§ Exercise: Your task is to output the listing word for word, with pictures excluded.

(Plotting code records)
◆ ◆ ◆ ◆
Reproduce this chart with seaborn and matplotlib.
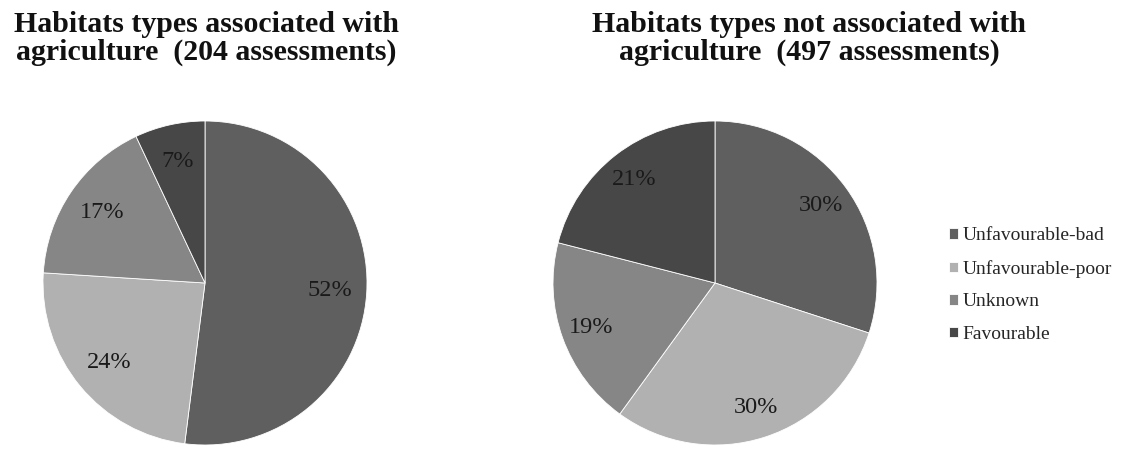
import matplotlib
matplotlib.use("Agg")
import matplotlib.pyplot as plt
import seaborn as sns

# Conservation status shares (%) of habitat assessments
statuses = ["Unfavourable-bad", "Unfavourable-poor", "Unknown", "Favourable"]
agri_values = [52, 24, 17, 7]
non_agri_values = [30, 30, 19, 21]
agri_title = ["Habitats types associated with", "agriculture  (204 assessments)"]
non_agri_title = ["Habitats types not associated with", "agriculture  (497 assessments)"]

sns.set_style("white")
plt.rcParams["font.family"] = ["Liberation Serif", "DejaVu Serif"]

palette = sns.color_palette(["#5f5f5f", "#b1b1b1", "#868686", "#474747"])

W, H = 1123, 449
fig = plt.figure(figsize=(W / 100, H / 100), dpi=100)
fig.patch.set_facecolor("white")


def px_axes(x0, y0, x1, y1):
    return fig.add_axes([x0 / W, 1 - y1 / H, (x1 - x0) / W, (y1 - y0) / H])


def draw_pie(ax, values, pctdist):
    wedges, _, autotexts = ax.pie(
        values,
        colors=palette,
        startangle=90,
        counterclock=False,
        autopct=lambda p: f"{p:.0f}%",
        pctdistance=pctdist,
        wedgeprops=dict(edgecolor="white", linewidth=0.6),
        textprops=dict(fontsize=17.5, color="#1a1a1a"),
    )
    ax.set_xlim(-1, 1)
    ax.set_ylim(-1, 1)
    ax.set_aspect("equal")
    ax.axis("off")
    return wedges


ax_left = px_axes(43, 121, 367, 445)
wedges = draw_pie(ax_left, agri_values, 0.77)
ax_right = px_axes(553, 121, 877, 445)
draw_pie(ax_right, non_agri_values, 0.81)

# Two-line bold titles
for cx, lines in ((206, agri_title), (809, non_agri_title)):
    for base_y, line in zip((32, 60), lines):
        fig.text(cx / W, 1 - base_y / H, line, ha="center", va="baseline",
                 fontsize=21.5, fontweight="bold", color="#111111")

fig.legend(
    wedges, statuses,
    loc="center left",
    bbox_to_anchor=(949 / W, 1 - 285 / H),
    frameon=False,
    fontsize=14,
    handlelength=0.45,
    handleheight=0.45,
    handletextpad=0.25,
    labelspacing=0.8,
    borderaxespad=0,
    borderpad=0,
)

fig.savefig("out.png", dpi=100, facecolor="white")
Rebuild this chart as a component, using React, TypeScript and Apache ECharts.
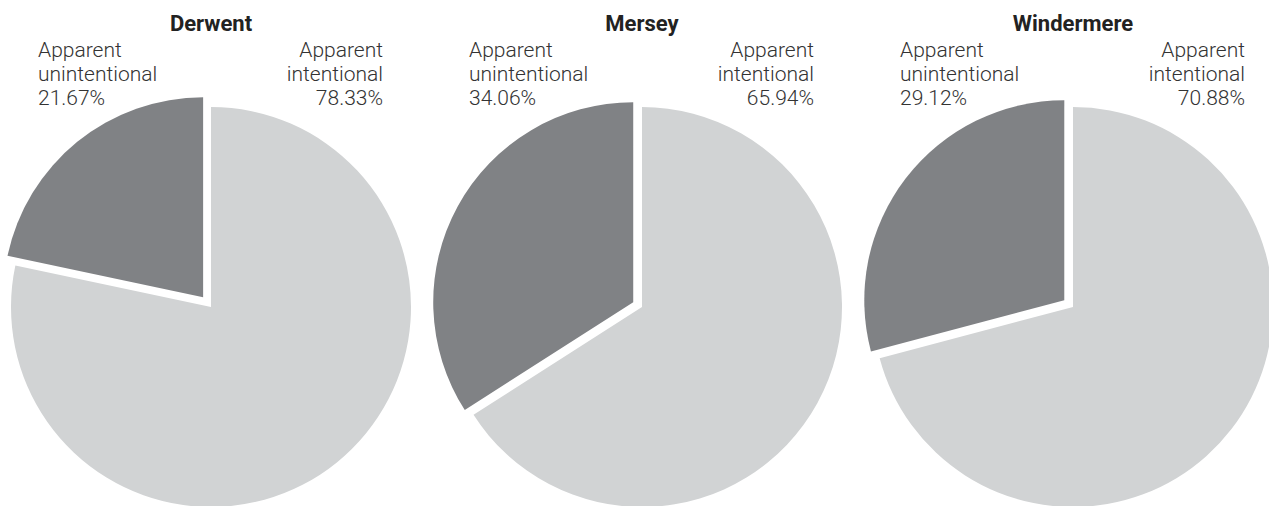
◆ ◆ ◆ ◆
§ Result:
Reproduce this chart with seaborn and matplotlib.
import matplotlib
matplotlib.use("Agg")
import matplotlib.pyplot as plt
import seaborn as sns

# Conservation status shares (%) of habitat assessments
statuses = ["Unfavourable-bad", "Unfavourable-poor", "Unknown", "Favourable"]
agri_values = [52, 24, 17, 7]
non_agri_values = [30, 30, 19, 21]
agri_title = ["Habitats types associated with", "agriculture  (204 assessments)"]
non_agri_title = ["Habitats types not associated with", "agriculture  (497 assessments)"]

sns.set_style("white")
plt.rcParams["font.family"] = ["Liberation Serif", "DejaVu Serif"]

palette = sns.color_palette(["#5f5f5f", "#b1b1b1", "#868686", "#474747"])

W, H = 1123, 449
fig = plt.figure(figsize=(W / 100, H / 100), dpi=100)
fig.patch.set_facecolor("white")


def px_axes(x0, y0, x1, y1):
    return fig.add_axes([x0 / W, 1 - y1 / H, (x1 - x0) / W, (y1 - y0) / H])


def draw_pie(ax, values, pctdist):
    wedges, _, autotexts = ax.pie(
        values,
        colors=palette,
        startangle=90,
        counterclock=False,
        autopct=lambda p: f"{p:.0f}%",
        pctdistance=pctdist,
        wedgeprops=dict(edgecolor="white", linewidth=0.6),
        textprops=dict(fontsize=17.5, color="#1a1a1a"),
    )
    ax.set_xlim(-1, 1)
    ax.set_ylim(-1, 1)
    ax.set_aspect("equal")
    ax.axis("off")
    return wedges


ax_left = px_axes(43, 121, 367, 445)
wedges = draw_pie(ax_left, agri_values, 0.77)
ax_right = px_axes(553, 121, 877, 445)
draw_pie(ax_right, non_agri_values, 0.81)

# Two-line bold titles
for cx, lines in ((206, agri_title), (809, non_agri_title)):
    for base_y, line in zip((32, 60), lines):
        fig.text(cx / W, 1 - base_y / H, line, ha="center", va="baseline",
                 fontsize=21.5, fontweight="bold", color="#111111")

fig.legend(
    wedges, statuses,
    loc="center left",
    bbox_to_anchor=(949 / W, 1 - 285 / H),
    frameon=False,
    fontsize=14,
    handlelength=0.45,
    handleheight=0.45,
    handletextpad=0.25,
    labelspacing=0.8,
    borderaxespad=0,
    borderpad=0,
)

fig.savefig("out.png", dpi=100, facecolor="white")
Rebuild this chart as a component, using React, TypeScript and Apache ECharts.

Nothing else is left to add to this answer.